All but five percent of the worlds energy needs could be met from renewable sources by 2050, a report by conservation group World Wide Fund for Nature and energy consultancy Ecofys showed on Thursday.
In 2050, total energy demand could be 15 percent lower than in 2005 due to ambitious energy saving measures even though population, industrial output, freight and travel will increase, the report said.
Currently, more than 80 percent of global energy comes from fossil fuels but the report said nuclear power, fossil fuels and biomass could be almost entirely phased out by 2050.

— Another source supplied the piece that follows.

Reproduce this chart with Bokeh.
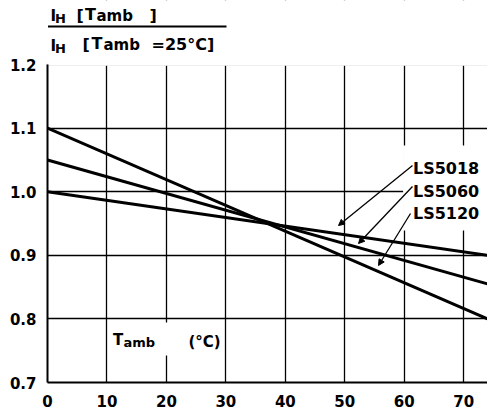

To achieve this, building heating needs to be cut by at least 60 percent through energy efficiency, the use of solar power and geothermal heat.
Electricity grids need to be upgraded, smart grids installed and electric transport introduced on a large scale globally.
«Renewable energy and better grid interconnection with Europe has the potential to meet all of our energy needs in a very sustainable way,» said Nick Molho, head of energy policy at W.W.F.-U.K.
Financial incentives for renewable energy generation, such as feed-in tariffs, would play an important role.
Consumption of meat should be halved per person by 2050 in industrialized countries and increased by a quarter elsewhere, the report said.
The population should also cycle, walk, use more public transport and replace air travel with trains.
By 2050, 4 trillion euros ($5,588 billion) will be saved annually through energy efficiency and reduced fuel costs in a business-as-usual scenario, the report said.
However, capital expenditure will need to increase first to install renewable energy generating capacity, modernize electricity grids and improve energy efficiency.
This will grow over the next 25 years to about 3.5 trillion euros a year from 1 trillion euros. The investments would start to pay off in around 2040 when the savings start to outweigh the costs, the report said.
Europe will need to spend 2.9 trillion euros or 25 percent of the bloc’s annual gross domestic product over the next 10 years to satisfy demand for low-carbon technologies, a separate report by Accenture and Barclays Capital said this week.